— EXERCISE TASK —
In the material below, please retype the lines from the very first through the one with "import plotly.graph_objects as go", exactly and without pictures.

— DATA BLOCK —
◆ ◆ ◆ ◆ ◆

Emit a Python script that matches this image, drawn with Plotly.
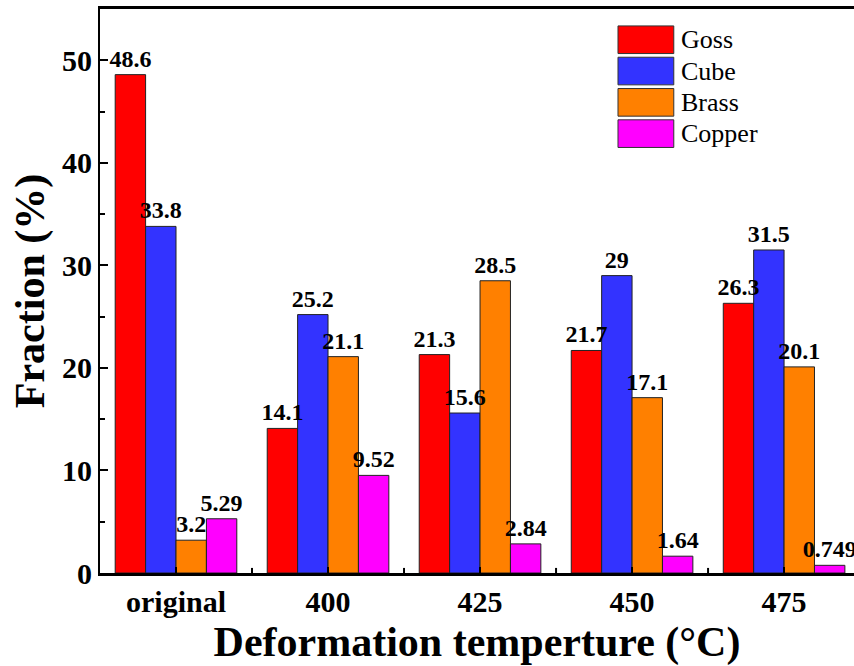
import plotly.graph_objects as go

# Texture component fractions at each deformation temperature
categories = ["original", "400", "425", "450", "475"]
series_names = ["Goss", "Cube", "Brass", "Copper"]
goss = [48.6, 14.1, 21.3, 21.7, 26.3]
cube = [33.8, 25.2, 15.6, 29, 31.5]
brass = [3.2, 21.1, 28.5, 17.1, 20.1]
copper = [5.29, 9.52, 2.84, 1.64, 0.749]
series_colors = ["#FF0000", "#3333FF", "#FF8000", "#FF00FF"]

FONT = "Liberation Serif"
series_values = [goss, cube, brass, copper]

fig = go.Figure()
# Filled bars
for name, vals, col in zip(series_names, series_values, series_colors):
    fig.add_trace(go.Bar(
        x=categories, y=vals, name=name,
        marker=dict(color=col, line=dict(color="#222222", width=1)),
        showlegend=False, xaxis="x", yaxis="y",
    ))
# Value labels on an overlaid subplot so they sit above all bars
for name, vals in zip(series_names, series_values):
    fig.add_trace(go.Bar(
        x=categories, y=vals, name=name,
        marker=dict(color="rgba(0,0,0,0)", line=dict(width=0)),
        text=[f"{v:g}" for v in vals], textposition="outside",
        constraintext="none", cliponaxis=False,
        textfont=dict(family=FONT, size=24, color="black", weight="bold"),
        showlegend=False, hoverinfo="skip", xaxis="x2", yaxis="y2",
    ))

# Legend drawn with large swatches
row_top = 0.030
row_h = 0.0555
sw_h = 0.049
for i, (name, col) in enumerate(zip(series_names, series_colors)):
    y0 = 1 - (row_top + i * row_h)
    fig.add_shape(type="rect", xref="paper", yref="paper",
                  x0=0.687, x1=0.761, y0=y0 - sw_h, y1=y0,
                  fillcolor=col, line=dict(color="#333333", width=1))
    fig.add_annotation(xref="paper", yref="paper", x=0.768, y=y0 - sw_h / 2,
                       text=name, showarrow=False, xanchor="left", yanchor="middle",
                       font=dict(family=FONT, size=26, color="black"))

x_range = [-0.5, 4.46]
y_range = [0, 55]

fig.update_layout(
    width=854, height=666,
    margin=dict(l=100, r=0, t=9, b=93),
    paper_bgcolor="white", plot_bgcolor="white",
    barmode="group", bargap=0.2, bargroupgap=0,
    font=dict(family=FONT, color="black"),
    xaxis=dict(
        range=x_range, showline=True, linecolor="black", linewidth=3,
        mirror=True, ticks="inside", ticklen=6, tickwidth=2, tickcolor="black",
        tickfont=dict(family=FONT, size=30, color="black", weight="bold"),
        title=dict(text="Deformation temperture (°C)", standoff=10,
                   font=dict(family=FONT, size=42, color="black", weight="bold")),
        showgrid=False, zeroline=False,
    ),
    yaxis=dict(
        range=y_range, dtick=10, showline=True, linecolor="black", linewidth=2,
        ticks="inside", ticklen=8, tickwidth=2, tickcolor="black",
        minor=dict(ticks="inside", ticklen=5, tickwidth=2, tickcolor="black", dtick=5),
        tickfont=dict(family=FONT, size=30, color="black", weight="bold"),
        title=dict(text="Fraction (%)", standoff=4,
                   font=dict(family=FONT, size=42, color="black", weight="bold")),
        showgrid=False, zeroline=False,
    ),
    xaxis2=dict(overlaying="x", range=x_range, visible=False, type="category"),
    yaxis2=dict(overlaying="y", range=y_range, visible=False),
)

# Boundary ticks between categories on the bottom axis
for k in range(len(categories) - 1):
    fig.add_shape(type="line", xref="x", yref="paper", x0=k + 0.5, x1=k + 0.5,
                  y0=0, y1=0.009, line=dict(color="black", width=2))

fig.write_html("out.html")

◆ ◆ ◆ ◆ ◆

— FULL RESPONSE —
Emit a Python script that matches this image, drawn with Plotly.
import plotly.graph_objects as go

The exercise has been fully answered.